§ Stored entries
────────────────

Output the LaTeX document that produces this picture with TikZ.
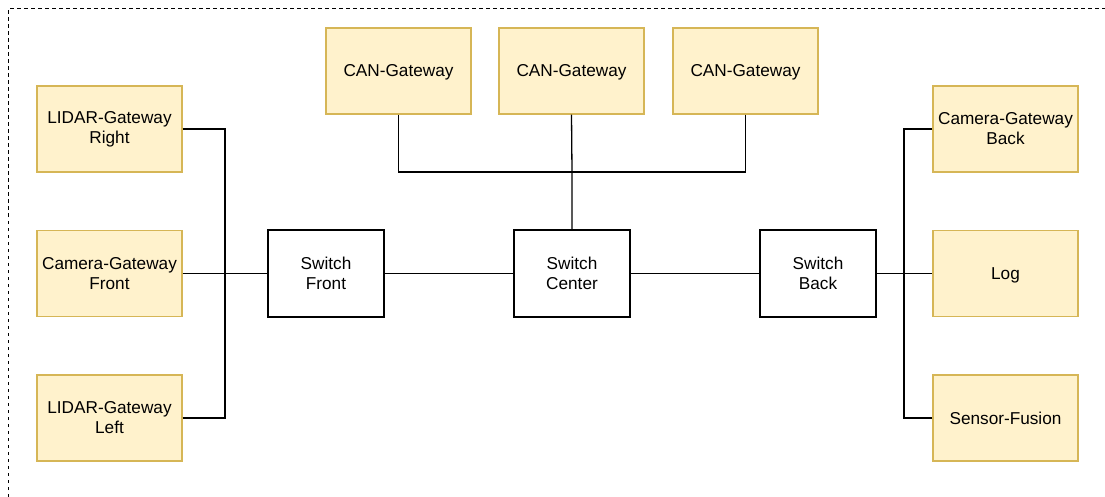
\documentclass[tikz,border=0pt]{standalone}
\usepackage{fontspec}
\setmainfont{Liberation Sans}
\definecolor{gwfill}{HTML}{FFF2CC}
\definecolor{gwline}{HTML}{D6B656}
\begin{document}
\begin{tikzpicture}[x=1pt,y=-1pt,
  box/.style={minimum width=145pt,minimum height=86pt,inner sep=0pt,align=center,
    font=\fontsize{17.2}{20}\selectfont,line width=1.2pt},
  gw/.style={box,draw=gwline,fill=gwfill},
  sw/.style={box,draw=black,minimum width=116pt,minimum height=87pt},
  oneline/.style={text depth=0pt,text height=12pt},
  wire/.style={line width=1.3pt,black}]
\useasboundingbox (0,0) rectangle (1105,497);
% enclosing dashed frame
\draw[dashed,dash pattern=on 3.5pt off 3.5pt,line width=1pt] (8,497) -- (8,9) -- (1105,9);

% gateways on the left
\node[gw] (lr) at (109.5,129) {LIDAR-Gateway\\Right};
\node[gw] (cf) at (109.5,273.5) {Camera-Gateway\\Front};
\node[gw] (ll) at (109.5,418) {LIDAR-Gateway\\Left};
% CAN gateways on top
\node[gw,oneline] (can1) at (398.5,71) {CAN-Gateway};
\node[gw,oneline] (can2) at (571.5,71) {CAN-Gateway};
\node[gw,oneline] (can3) at (745.5,71) {CAN-Gateway};
% units on the right
\node[gw] (cb) at (1005.5,129) {Camera-Gateway\\Back};
\node[gw,oneline] (lg) at (1005.5,273.5) {Log};
\node[gw,oneline] (sfu) at (1005.5,418) {Sensor-Fusion};
% switches
\node[sw] (sf) at (326,273.5) {Switch\\Front};
\node[sw] (sc) at (572,273.5) {Switch\\Center};
\node[sw] (sb) at (818,273.5) {Switch\\Back};

% junction points of the bus wiring
\coordinate (jl) at (225,273.5);
\coordinate (jc) at (572,172);
\coordinate (jr) at (904,273.5);

\draw[wire] (lr.east) -| (jl);
\draw[wire] (ll.east) -| (jl);
\draw[wire] (cf.east) -- (sf.west);

\draw[wire] (can1.south) |- (jc);
\draw[wire] (can3.south) |- (jc);
\draw[wire] (can2.south) -- (jc) -- (sc.north);

\draw[wire] (cb.west) -| (jr);
\draw[wire] (sfu.west) -| (jr);
\draw[wire] (sb.east) -- (lg.west);

\draw[wire] (sf.east) -- (sc.west);
\draw[wire] (sc.east) -- (sb.west);
\end{tikzpicture}
\end{document}
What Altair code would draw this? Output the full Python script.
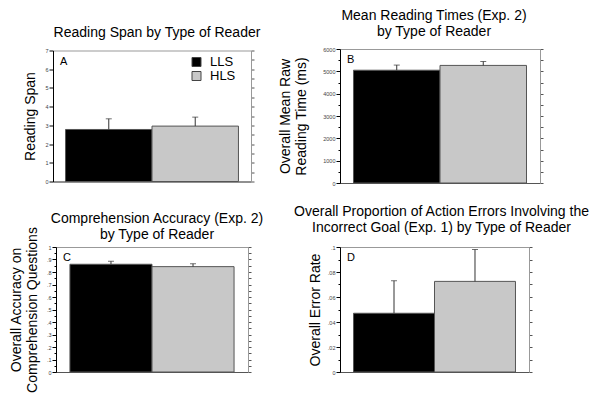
import altair as alt
import pandas as pd

READERS = ["LLS", "HLS"]
BAR_COLORS = ["#000000", "#c8c8c8"]

# Panel A: Reading span
SPAN_MEAN = [2.78, 2.96]
SPAN_UPPER = [3.35, 3.44]
SPAN_TICKS = [0, 1, 2, 3, 4, 5, 6, 7]

# Panel B: mean reading times (ms)
RT_MEAN = [5050, 5265]
RT_UPPER = [5280, 5440]
RT_TICKS = [0, 1000, 2000, 3000, 4000, 5000, 6000]

# Panel C: comprehension accuracy
ACC_MEAN = [0.862, 0.843]
ACC_UPPER = [0.886, 0.866]
ACC_TICKS = [0, 0.1, 0.2, 0.3, 0.4, 0.5, 0.6, 0.7, 0.8, 0.9, 1]

# Panel D: error rate
ERR_MEAN = [0.047, 0.0725]
ERR_UPPER = [0.073, 0.098]
ERR_TICKS = [0, 0.02, 0.04, 0.06, 0.08, 0.1]

LETTERS = ["A", "B", "C", "D"]
TITLES = [
    "Reading Span by Type of Reader",
    ["Mean Reading Times (Exp. 2)", "by Type of Reader"],
    ["Comprehension Accuracy (Exp. 2)", "by Type of Reader"],
    ["Overall Proportion of Action Errors Involving the",
     "Incorrect Goal (Exp. 1) by Type of Reader"],
]
YTITLES = [
    "Reading Span",
    ["Overall Mean Raw", "Reading Time (ms)"],
    ["Overall Accuracy on", "Comprehension Questions"],
    "Overall Error Rate",
]

FONT = "Liberation Sans"


def panel(i, means, uppers, major, fmt, w, h, pad_outer, title_dx, title_offset,
          ytitle_pad, legend=None):
    df = pd.DataFrame({"reader": READERS, "mean": means, "upper": uppers})
    minor = [(a + b) / 2 for a, b in zip(major[:-1], major[1:])]
    allticks = sorted(major + minor)
    maj_js = "[" + ",".join(repr(v) for v in major) + "]"
    is_minor = f"indexof({maj_js}, datum.value) < 0"
    yscale = alt.Scale(domain=[major[0], major[-1]], nice=False, zero=True)

    left = alt.Axis(
        orient="left", values=allticks, format=fmt, grid=False,
        labelExpr=f"{is_minor} ? '' : replace(datum.label, '0.', '.')",
        tickSize={"condition": {"test": is_minor, "value": 2}, "value": 4},
        tickColor="#000", tickWidth=1, domainColor="#000", domainWidth=1,
        labelFontSize=5.5, labelColor="#444", labelPadding=1, labelFont=FONT,
        title=YTITLES[i], titleFontSize=14, titleFontWeight="normal",
        titleColor="#000", titleFont=FONT, titlePadding=ytitle_pad,
        titleLineHeight=16,
    )
    right = alt.Axis(
        orient="right", values=allticks, labels=False, grid=False, title=None,
        tickSize=3, tickColor="#555", domainColor="#999", domainWidth=1,
    )
    x = alt.X(
        "reader:N", sort=READERS,
        scale=alt.Scale(paddingInner=0, paddingOuter=pad_outer),
        axis=alt.Axis(title=None, labels=False, ticks=False, domainColor="#555",
                      domainWidth=1, grid=False),
    )
    base = alt.Chart(df)
    bars = base.mark_bar(stroke="#555", strokeWidth=1, opacity=1).encode(
        x=x,
        y=alt.Y("mean:Q", scale=yscale, axis=left),
        color=alt.Color("reader:N", scale=alt.Scale(domain=READERS, range=BAR_COLORS),
                        legend=legend),
    )
    rules = base.mark_rule(color="#333", strokeWidth=1).encode(
        x=x,
        y=alt.Y("mean:Q", scale=yscale, axis=right),
        y2="upper:Q",
    )
    caps = base.mark_tick(orient="horizontal", size=6, thickness=1, color="#333").encode(
        x=x,
        y=alt.Y("upper:Q", scale=yscale, axis=None),
    )
    label = alt.Chart(pd.DataFrame({"letter": [LETTERS[i]]})).mark_text(
        align="left", baseline="alphabetic", fontSize=11, font=FONT, color="#000"
    ).encode(x=alt.value(7), y=alt.value(14), text="letter:N")

    return alt.layer(bars, rules, caps, label).resolve_axis(y="independent").properties(
        width=w, height=h,
        title=alt.TitleParams(
            text=TITLES[i], fontSize=14, fontWeight="normal", font=FONT, color="#000",
            anchor="middle", frame="group", offset=title_offset, dx=title_dx,
            lineHeight=16,
        ),
    )


legend_a = alt.Legend(
    orient="none", legendX=137, legendY=5, title=None, symbolType="square",
    symbolSize=81, symbolStrokeColor="#444", symbolStrokeWidth=1,
    labelFontSize=13, labelFont=FONT, labelColor="#000", labelOffset=7,
    rowPadding=0, padding=0,
)

pa = panel(0, SPAN_MEAN, SPAN_UPPER, SPAN_TICKS, "d", 198, 131, 0.145, 5, 9, 7,
           legend=legend_a)
pb = panel(1, RT_MEAN, RT_UPPER, RT_TICKS, "d", 200, 134, 0.156, -6, 8, 14)
pc = panel(2, ACC_MEAN, ACC_UPPER, ACC_TICKS, ".1~f", 192, 125, 0.17, 5, -15, 7)
pd_ = panel(3, ERR_MEAN, ERR_UPPER, ERR_TICKS, ".2~f", 189, 125, 0.167, 7, 10, 5)

chart = alt.concat(
    pa, pb, pc, pd_, columns=2, spacing={"row": 64, "column": 89},
    bounds="flush", align="each", center=True,
).resolve_scale(color="independent").properties(
    padding=0, background="#ffffff"
).configure(
    font=FONT,
    style={"group-title": {"fontSize": 14, "fontWeight": "normal"}},
).configure_title(
    fontSize=14, fontWeight="normal", font=FONT, color="#000"
).configure_view(stroke="#999", strokeWidth=1)

chart.save("out.html", embed_options={"renderer": "svg", "actions": False})
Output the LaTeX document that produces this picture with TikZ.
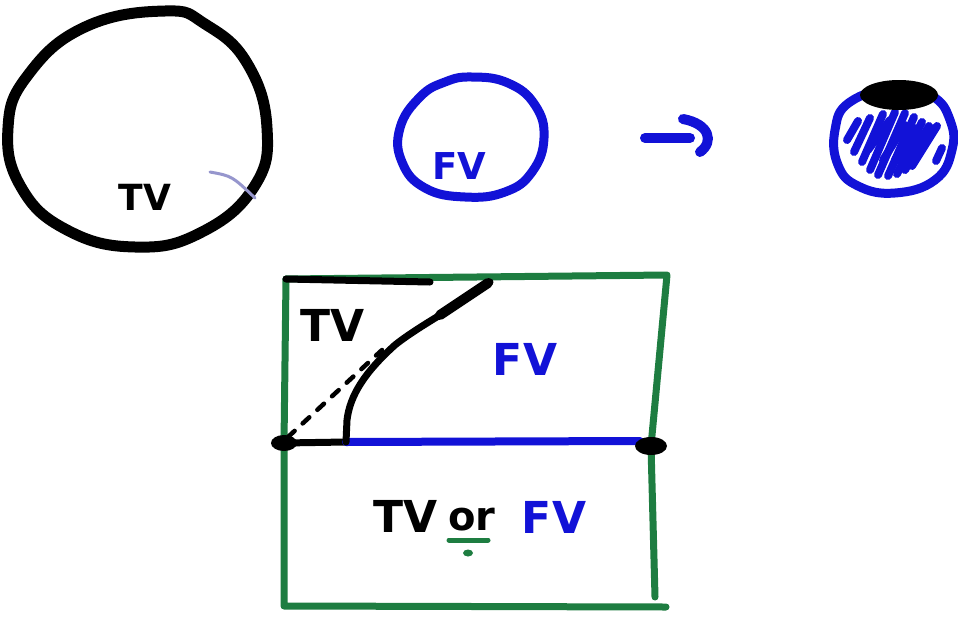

────────────────

§ Given task
Print everything from the line with "What Altair code" down to the line with "SPAN_TICKS = [0, 1, 2, 3, 4, 5, 6, 7]", both included, exactly as written and without the pictures.

§ Correct result
What Altair code would draw this? Output the full Python script.
import altair as alt
import pandas as pd

READERS = ["LLS", "HLS"]
BAR_COLORS = ["#000000", "#c8c8c8"]

# Panel A: Reading span
SPAN_MEAN = [2.78, 2.96]
SPAN_UPPER = [3.35, 3.44]
SPAN_TICKS = [0, 1, 2, 3, 4, 5, 6, 7]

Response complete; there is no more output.